We think of ourselves as living a purely physical life, in these material bodies of ours.

In reality, we have gone far indeed from pure physical life; for ages, our life has been psychical, we have been centred and immersed in the psychic nature.

Some of the schools of India say that the psychic nature is, as it were, a looking-glass, wherein are mirrored the things seen by the physical eyes, and heard by the physical ears.

But this is a magic mirror; the images remain, and take a certain life of their own.

Thus within the psychic realm of our life there grows up an imaged world wherein we dwell; a world of the images of things seen and heard, and therefore a world of memories; a world also of hopes and desires, of fears and regrets.

Mental life grows up among these images, built on a measuring and comparing, on the massing of images together into general ideas; on the abstraction of new notions and images from these; till a new world is built up within, full of desires and hates, ambition, envy, longing, speculation, curiosity, self-will, self-interest.

The teaching of the East is, that all these are true powers overlaid by false desires; that though in manifestation psychical, they are in essence spiritual; that the psychical man is the veil and prophecy of the spiritual man.

The purpose of life, therefore, is the realizing of that prophecy; the unveiling of the immortal man; the birth of the spiritual from the psychical, whereby we enter our divine inheritance and come to inhabit Eternity.

This is, indeed, salvation, the purpose of all true religion, in all times.

Patanjali has in mind the spiritual man, to be born from the psychical.

His purpose is, to set in order the practical means for the unveiling and regeneration, and to indicate the fruit, the glory and the power, of that new birth.

Through the Sutras of the first book, Patanjali is concerned with the first great problem, the emergence of the spiritual man from the veils and meshes of the psychic nature, the moods and vestures of the mental and emotional man.

The second book is the Book of the Means of Soul Growth.

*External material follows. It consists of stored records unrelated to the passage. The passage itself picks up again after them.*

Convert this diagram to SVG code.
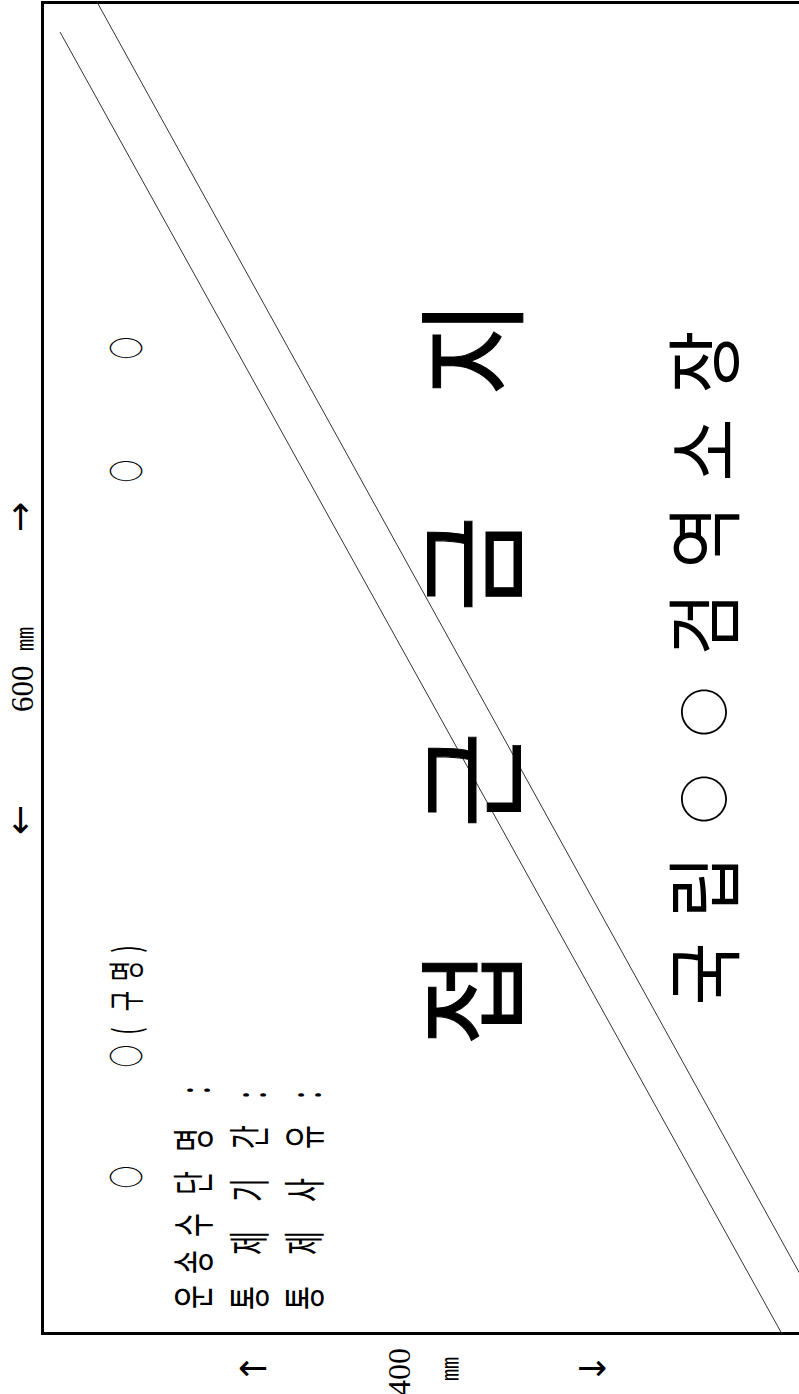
<svg xmlns="http://www.w3.org/2000/svg" width="799" height="1394" viewBox="0 0 799 1394">
<style>
.k{font-family:"Noto Sans CJK KR","Noto Sans",sans-serif;fill:#000}
.n{font-family:"Liberation Serif",serif;fill:#000}
.a{font-family:"DejaVu Sans",sans-serif;fill:#000}
.dl{stroke:#333;stroke-width:1;fill:none}
</style>
<rect width="799" height="1394" fill="#fff"/>
<g id="border">
<path d="M 801 2.5 H 42.5 V 1333.5 H 801" fill="none" stroke="#000" stroke-width="3"/>
</g>
<g id="diagonals">
<line class="dl" x1="97" y1="2" x2="800" y2="1274"/>
<line class="dl" x1="60" y1="32" x2="782" y2="1334"/>
</g>
<g id="sign" transform="translate(0,1394) rotate(-90)">
<g id="row0" transform="scale(0.62,1)">
<text class="k" font-size="36" y="140" x="350" text-anchor="middle">○</text>
<text class="k" font-size="36" y="140" x="545.2 585.5 633.9 682.3 717.7" text-anchor="middle">○(구명)</text>
<text class="k" font-size="36" y="140" x="1488.7" text-anchor="middle">○</text>
<text class="k" font-size="36" y="140" x="1687.1" text-anchor="middle">○</text>
</g>
<g id="row1" transform="scale(0.62,1)">
<text class="k" font-size="42" y="209" x="156.5 212.9 272.6 340.3 409.7 450 490.3" text-anchor="middle">운송수단명 :</text>
</g>
<g id="row2" transform="scale(0.62,1)">
<text class="k" font-size="42" y="265" x="154.8 200 243.5 290 329 370 414.5 450 482.3" text-anchor="middle">통 제 기 간 :</text>
</g>
<g id="row3" transform="scale(0.62,1)">
<text class="k" font-size="42" y="320" x="154.8 200 243.5 290 329 370 414.5 450 482.3" text-anchor="middle">통 제 사 유 :</text>
</g>
<g id="title" transform="scale(0.95,1)">
<text class="k" font-size="110" font-weight="400" stroke="#000" stroke-width="1" y="514" x="416.8 531 646.3 760 873.7 990 1101.1" text-anchor="middle">접 근 금 지</text>
</g>
<g id="issuer">
<text class="k" font-size="76" y="733" transform="scale(0.9,1)" x="466.7 563.3" text-anchor="middle">국립</text>
<text class="k" font-size="50" y="723" x="595 682" text-anchor="middle">○○</text>
<text class="k" font-size="76" y="733" transform="scale(0.9,1)" x="855.6 952.2 1048.9 1146.7" text-anchor="middle">검역소장</text>
</g>
<g id="dim-width">
<text class="a" font-size="36" x="574" y="32" text-anchor="middle">←</text>
<text class="n" font-size="31" x="682" y="33">600</text>
<text class="k" font-size="24" x="755" y="33" text-anchor="middle">㎜</text>
<text class="a" font-size="36" x="877" y="32" text-anchor="middle">→</text>
</g>
<g id="dim-height-text">
<text class="n" font-size="32" x="-2" y="410">400</text>
<text class="k" font-size="24" x="25" y="458" text-anchor="middle">㎜</text>
</g>
</g>
<g id="dim-height-arrows">
<text class="a" font-size="36" x="253" y="1380" text-anchor="middle">←</text>
<text class="a" font-size="36" x="592" y="1380" text-anchor="middle">→</text>
</g>
</svg>
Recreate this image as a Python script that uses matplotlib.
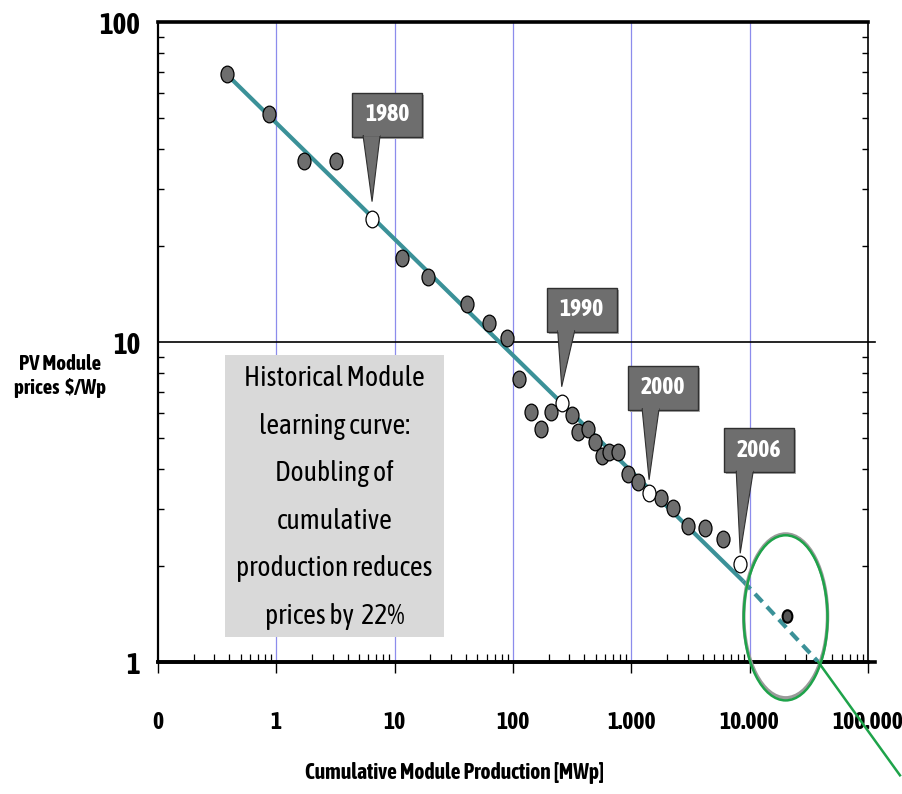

And we must remember that soul growth here means the growth of the realization of the spiritual man, or, to put the matter more briefly, the growth of the spiritual man, and the disentangling of the spiritual man from the wrappings, the veils, the disguises laid upon him by the mind and the psychical nature, wherein he is enmeshed, like a bird caught in a net.

The question arises: By what means may the spiritual man be freed from these psychical meshes and disguises, so that he may stand forth above death, in his radiant eternalness and divine power? And the second book sets itself to answer this very question, and to detail the means in a way entirely practical and very lucid, so that he who runs may read, and he who reads may understand and practise.

The third book of the Sutras is the Book of Spiritual Powers.

In the fourth book, we are to consider what one might call the mechanism of salvation, the ideally simple working of cosmic law which brings the spiritual man to birth, growth, and fulness of power, and prepares him for the splendid, toilsome further stages of his great journey home.

The Sutras are here brief to obscurity; only a few words, for example, are given to the great triune mystery and illusion of Time; a phrase or two indicates the sweep of some universal law.